_MATERIAL PROVIDED_.

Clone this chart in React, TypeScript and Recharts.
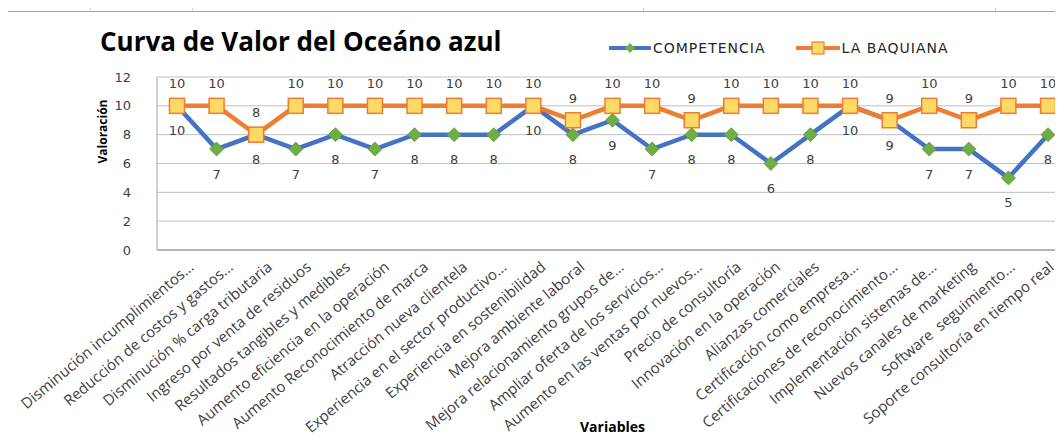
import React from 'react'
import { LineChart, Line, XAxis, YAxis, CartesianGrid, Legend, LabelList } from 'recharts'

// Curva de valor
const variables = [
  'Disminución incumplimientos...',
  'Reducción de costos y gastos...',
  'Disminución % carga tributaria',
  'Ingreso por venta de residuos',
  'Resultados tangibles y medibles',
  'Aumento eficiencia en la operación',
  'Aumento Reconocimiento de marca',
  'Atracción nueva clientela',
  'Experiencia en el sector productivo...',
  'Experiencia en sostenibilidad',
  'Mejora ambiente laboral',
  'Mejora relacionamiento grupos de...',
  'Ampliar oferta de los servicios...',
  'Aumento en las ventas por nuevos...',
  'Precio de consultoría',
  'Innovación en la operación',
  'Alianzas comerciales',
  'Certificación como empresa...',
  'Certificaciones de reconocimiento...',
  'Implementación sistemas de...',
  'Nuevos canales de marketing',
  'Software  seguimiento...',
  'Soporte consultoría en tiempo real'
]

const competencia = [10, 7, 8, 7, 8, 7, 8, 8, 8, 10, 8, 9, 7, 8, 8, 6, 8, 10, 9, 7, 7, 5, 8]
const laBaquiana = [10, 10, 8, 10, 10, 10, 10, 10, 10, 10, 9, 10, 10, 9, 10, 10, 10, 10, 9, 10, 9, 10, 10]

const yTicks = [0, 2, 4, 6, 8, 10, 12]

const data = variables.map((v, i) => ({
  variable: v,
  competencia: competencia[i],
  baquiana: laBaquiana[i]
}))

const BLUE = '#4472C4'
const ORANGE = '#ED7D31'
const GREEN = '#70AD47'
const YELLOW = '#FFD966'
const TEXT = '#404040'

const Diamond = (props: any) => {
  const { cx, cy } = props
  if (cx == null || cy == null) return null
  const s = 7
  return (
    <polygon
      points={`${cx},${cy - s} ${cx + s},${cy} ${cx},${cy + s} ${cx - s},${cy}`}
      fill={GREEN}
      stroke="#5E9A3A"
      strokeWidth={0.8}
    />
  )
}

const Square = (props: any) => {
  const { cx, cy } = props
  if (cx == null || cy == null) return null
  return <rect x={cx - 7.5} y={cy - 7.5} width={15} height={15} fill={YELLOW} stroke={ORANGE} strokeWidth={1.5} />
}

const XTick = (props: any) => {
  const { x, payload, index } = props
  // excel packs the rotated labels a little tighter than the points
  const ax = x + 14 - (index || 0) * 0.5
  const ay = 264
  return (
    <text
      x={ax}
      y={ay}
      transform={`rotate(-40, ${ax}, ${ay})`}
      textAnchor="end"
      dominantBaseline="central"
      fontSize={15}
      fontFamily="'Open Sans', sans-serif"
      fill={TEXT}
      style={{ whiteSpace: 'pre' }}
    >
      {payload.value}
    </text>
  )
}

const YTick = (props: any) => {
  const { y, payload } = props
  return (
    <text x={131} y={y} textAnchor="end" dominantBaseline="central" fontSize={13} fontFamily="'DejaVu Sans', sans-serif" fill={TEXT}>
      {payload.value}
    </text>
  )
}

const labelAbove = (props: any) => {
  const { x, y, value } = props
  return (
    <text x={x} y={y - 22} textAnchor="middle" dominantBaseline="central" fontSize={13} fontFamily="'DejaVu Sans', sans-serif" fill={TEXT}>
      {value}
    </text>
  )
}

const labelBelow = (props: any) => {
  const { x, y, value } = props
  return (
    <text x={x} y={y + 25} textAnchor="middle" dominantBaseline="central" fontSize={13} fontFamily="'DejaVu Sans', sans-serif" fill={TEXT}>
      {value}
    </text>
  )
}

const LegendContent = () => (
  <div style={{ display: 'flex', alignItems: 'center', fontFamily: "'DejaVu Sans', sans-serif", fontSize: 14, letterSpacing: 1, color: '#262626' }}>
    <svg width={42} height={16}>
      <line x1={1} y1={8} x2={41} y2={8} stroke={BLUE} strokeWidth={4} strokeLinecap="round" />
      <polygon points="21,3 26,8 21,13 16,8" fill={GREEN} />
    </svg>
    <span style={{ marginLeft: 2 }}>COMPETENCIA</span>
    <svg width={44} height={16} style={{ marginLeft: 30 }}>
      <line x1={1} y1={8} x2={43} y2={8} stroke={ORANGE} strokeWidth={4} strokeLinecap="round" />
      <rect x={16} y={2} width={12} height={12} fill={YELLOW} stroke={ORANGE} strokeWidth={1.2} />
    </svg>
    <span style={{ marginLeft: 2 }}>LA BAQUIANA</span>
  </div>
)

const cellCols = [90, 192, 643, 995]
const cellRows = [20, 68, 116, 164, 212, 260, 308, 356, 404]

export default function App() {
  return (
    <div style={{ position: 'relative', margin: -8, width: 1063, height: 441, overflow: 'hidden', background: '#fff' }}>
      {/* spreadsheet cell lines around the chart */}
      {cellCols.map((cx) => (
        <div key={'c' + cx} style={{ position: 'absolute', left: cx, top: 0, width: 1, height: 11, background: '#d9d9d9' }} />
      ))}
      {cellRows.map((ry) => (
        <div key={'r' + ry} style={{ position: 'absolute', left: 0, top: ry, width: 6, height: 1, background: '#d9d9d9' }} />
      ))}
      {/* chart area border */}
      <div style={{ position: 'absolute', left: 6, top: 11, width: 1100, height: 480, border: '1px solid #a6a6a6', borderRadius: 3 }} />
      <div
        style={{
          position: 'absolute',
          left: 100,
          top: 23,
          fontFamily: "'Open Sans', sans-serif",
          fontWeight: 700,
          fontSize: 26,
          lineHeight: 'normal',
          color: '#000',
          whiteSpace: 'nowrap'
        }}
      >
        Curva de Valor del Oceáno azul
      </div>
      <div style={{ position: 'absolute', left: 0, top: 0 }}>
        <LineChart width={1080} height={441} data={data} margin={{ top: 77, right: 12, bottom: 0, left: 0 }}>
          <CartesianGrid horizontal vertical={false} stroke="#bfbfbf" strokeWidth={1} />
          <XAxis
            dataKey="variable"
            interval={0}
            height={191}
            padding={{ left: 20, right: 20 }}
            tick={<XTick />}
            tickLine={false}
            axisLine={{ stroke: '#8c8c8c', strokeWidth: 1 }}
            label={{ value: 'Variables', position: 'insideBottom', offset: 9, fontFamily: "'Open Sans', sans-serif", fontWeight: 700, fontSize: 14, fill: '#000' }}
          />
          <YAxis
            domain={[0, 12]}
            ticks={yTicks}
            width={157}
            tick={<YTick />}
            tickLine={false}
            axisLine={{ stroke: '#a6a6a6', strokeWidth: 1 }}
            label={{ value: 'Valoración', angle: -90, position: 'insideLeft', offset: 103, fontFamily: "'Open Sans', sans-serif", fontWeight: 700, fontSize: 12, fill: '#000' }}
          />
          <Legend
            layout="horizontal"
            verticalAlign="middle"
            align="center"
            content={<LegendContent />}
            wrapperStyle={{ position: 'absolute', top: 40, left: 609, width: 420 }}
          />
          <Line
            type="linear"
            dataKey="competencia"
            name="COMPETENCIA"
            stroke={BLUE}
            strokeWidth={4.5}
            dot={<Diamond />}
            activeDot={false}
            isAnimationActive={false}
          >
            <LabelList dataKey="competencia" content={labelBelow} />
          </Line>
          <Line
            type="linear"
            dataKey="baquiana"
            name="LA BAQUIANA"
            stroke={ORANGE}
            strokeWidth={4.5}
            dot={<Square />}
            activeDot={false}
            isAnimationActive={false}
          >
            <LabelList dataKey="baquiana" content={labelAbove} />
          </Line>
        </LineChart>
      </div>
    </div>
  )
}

_PROBLEM DETAILS_.
Reproduce the listing exactly. Leave its pictures out.

_EXERCISE SOLUTION_.
Clone this chart in React, TypeScript and Recharts.
import React from 'react'
import { LineChart, Line, XAxis, YAxis, CartesianGrid, Legend, LabelList } from 'recharts'

// Curva de valor
const variables = [
  'Disminución incumplimientos...',
  'Reducción de costos y gastos...',
  'Disminución % carga tributaria',
  'Ingreso por venta de residuos',
  'Resultados tangibles y medibles',
  'Aumento eficiencia en la operación',
  'Aumento Reconocimiento de marca',
  'Atracción nueva clientela',
  'Experiencia en el sector productivo...',
  'Experiencia en sostenibilidad',
  'Mejora ambiente laboral',
  'Mejora relacionamiento grupos de...',
  'Ampliar oferta de los servicios...',
  'Aumento en las ventas por nuevos...',
  'Precio de consultoría',
  'Innovación en la operación',
  'Alianzas comerciales',
  'Certificación como empresa...',
  'Certificaciones de reconocimiento...',
  'Implementación sistemas de...',
  'Nuevos canales de marketing',
  'Software  seguimiento...',
  'Soporte consultoría en tiempo real'
]

const competencia = [10, 7, 8, 7, 8, 7, 8, 8, 8, 10, 8, 9, 7, 8, 8, 6, 8, 10, 9, 7, 7, 5, 8]
const laBaquiana = [10, 10, 8, 10, 10, 10, 10, 10, 10, 10, 9, 10, 10, 9, 10, 10, 10, 10, 9, 10, 9, 10, 10]

const yTicks = [0, 2, 4, 6, 8, 10, 12]

const data = variables.map((v, i) => ({
  variable: v,
  competencia: competencia[i],
  baquiana: laBaquiana[i]
}))

const BLUE = '#4472C4'
const ORANGE = '#ED7D31'
const GREEN = '#70AD47'
const YELLOW = '#FFD966'
const TEXT = '#404040'

const Diamond = (props: any) => {
  const { cx, cy } = props
  if (cx == null || cy == null) return null
  const s = 7
  return (
    <polygon
      points={`${cx},${cy - s} ${cx + s},${cy} ${cx},${cy + s} ${cx - s},${cy}`}
      fill={GREEN}
      stroke="#5E9A3A"
      strokeWidth={0.8}
    />
  )
}

const Square = (props: any) => {
  const { cx, cy } = props
  if (cx == null || cy == null) return null
  return <rect x={cx - 7.5} y={cy - 7.5} width={15} height={15} fill={YELLOW} stroke={ORANGE} strokeWidth={1.5} />
}

const XTick = (props: any) => {
  const { x, payload, index } = props
  // excel packs the rotated labels a little tighter than the points
  const ax = x + 14 - (index || 0) * 0.5
  const ay = 264
  return (
    <text
      x={ax}
      y={ay}
      transform={`rotate(-40, ${ax}, ${ay})`}
      textAnchor="end"
      dominantBaseline="central"
      fontSize={15}
      fontFamily="'Open Sans', sans-serif"
      fill={TEXT}
      style={{ whiteSpace: 'pre' }}
    >
      {payload.value}
    </text>
  )
}

const YTick = (props: any) => {
  const { y, payload } = props
  return (
    <text x={131} y={y} textAnchor="end" dominantBaseline="central" fontSize={13} fontFamily="'DejaVu Sans', sans-serif" fill={TEXT}>
      {payload.value}
    </text>
  )
}

const labelAbove = (props: any) => {
  const { x, y, value } = props
  return (
    <text x={x} y={y - 22} textAnchor="middle" dominantBaseline="central" fontSize={13} fontFamily="'DejaVu Sans', sans-serif" fill={TEXT}>
      {value}
    </text>
  )
}

const labelBelow = (props: any) => {
  const { x, y, value } = props
  return (
    <text x={x} y={y + 25} textAnchor="middle" dominantBaseline="central" fontSize={13} fontFamily="'DejaVu Sans', sans-serif" fill={TEXT}>
      {value}
    </text>
  )
}

const LegendContent = () => (
  <div style={{ display: 'flex', alignItems: 'center', fontFamily: "'DejaVu Sans', sans-serif", fontSize: 14, letterSpacing: 1, color: '#262626' }}>
    <svg width={42} height={16}>
      <line x1={1} y1={8} x2={41} y2={8} stroke={BLUE} strokeWidth={4} strokeLinecap="round" />
      <polygon points="21,3 26,8 21,13 16,8" fill={GREEN} />
    </svg>
    <span style={{ marginLeft: 2 }}>COMPETENCIA</span>
    <svg width={44} height={16} style={{ marginLeft: 30 }}>
      <line x1={1} y1={8} x2={43} y2={8} stroke={ORANGE} strokeWidth={4} strokeLinecap="round" />
      <rect x={16} y={2} width={12} height={12} fill={YELLOW} stroke={ORANGE} strokeWidth={1.2} />
    </svg>
    <span style={{ marginLeft: 2 }}>LA BAQUIANA</span>
  </div>
)

const cellCols = [90, 192, 643, 995]
const cellRows = [20, 68, 116, 164, 212, 260, 308, 356, 404]

export default function App() {
  return (
    <div style={{ position: 'relative', margin: -8, width: 1063, height: 441, overflow: 'hidden', background: '#fff' }}>
      {/* spreadsheet cell lines around the chart */}
      {cellCols.map((cx) => (
        <div key={'c' + cx} style={{ position: 'absolute', left: cx, top: 0, width: 1, height: 11, background: '#d9d9d9' }} />
      ))}
      {cellRows.map((ry) => (
        <div key={'r' + ry} style={{ position: 'absolute', left: 0, top: ry, width: 6, height: 1, background: '#d9d9d9' }} />
      ))}
      {/* chart area border */}
      <div style={{ position: 'absolute', left: 6, top: 11, width: 1100, height: 480, border: '1px solid #a6a6a6', borderRadius: 3 }} />
      <div
        style={{
          position: 'absolute',
          left: 100,
          top: 23,
          fontFamily: "'Open Sans', sans-serif",
          fontWeight: 700,
          fontSize: 26,
          lineHeight: 'normal',
          color: '#000',
          whiteSpace: 'nowrap'
        }}
      >
        Curva de Valor del Oceáno azul
      </div>
      <div style={{ position: 'absolute', left: 0, top: 0 }}>
        <LineChart width={1080} height={441} data={data} margin={{ top: 77, right: 12, bottom: 0, left: 0 }}>
          <CartesianGrid horizontal vertical={false} stroke="#bfbfbf" strokeWidth={1} />
          <XAxis
            dataKey="variable"
            interval={0}
            height={191}
            padding={{ left: 20, right: 20 }}
            tick={<XTick />}
            tickLine={false}
            axisLine={{ stroke: '#8c8c8c', strokeWidth: 1 }}
            label={{ value: 'Variables', position: 'insideBottom', offset: 9, fontFamily: "'Open Sans', sans-serif", fontWeight: 700, fontSize: 14, fill: '#000' }}
          />
          <YAxis
            domain={[0, 12]}
            ticks={yTicks}
            width={157}
            tick={<YTick />}
            tickLine={false}
            axisLine={{ stroke: '#a6a6a6', strokeWidth: 1 }}
            label={{ value: 'Valoración', angle: -90, position: 'insideLeft', offset: 103, fontFamily: "'Open Sans', sans-serif", fontWeight: 700, fontSize: 12, fill: '#000' }}
          />
          <Legend
            layout="horizontal"
            verticalAlign="middle"
            align="center"
            content={<LegendContent />}
            wrapperStyle={{ position: 'absolute', top: 40, left: 609, width: 420 }}
          />
          <Line
            type="linear"
            dataKey="competencia"
            name="COMPETENCIA"
            stroke={BLUE}
            strokeWidth={4.5}
            dot={<Diamond />}
            activeDot={false}
            isAnimationActive={false}
          >
            <LabelList dataKey="competencia" content={labelBelow} />
          </Line>
          <Line
            type="linear"
            dataKey="baquiana"
            name="LA BAQUIANA"
            stroke={ORANGE}
            strokeWidth={4.5}
            dot={<Square />}
            activeDot={false}
            isAnimationActive={false}
          >
            <LabelList dataKey="baquiana" content={labelAbove} />
          </Line>
        </LineChart>
      </div>
    </div>
  )
}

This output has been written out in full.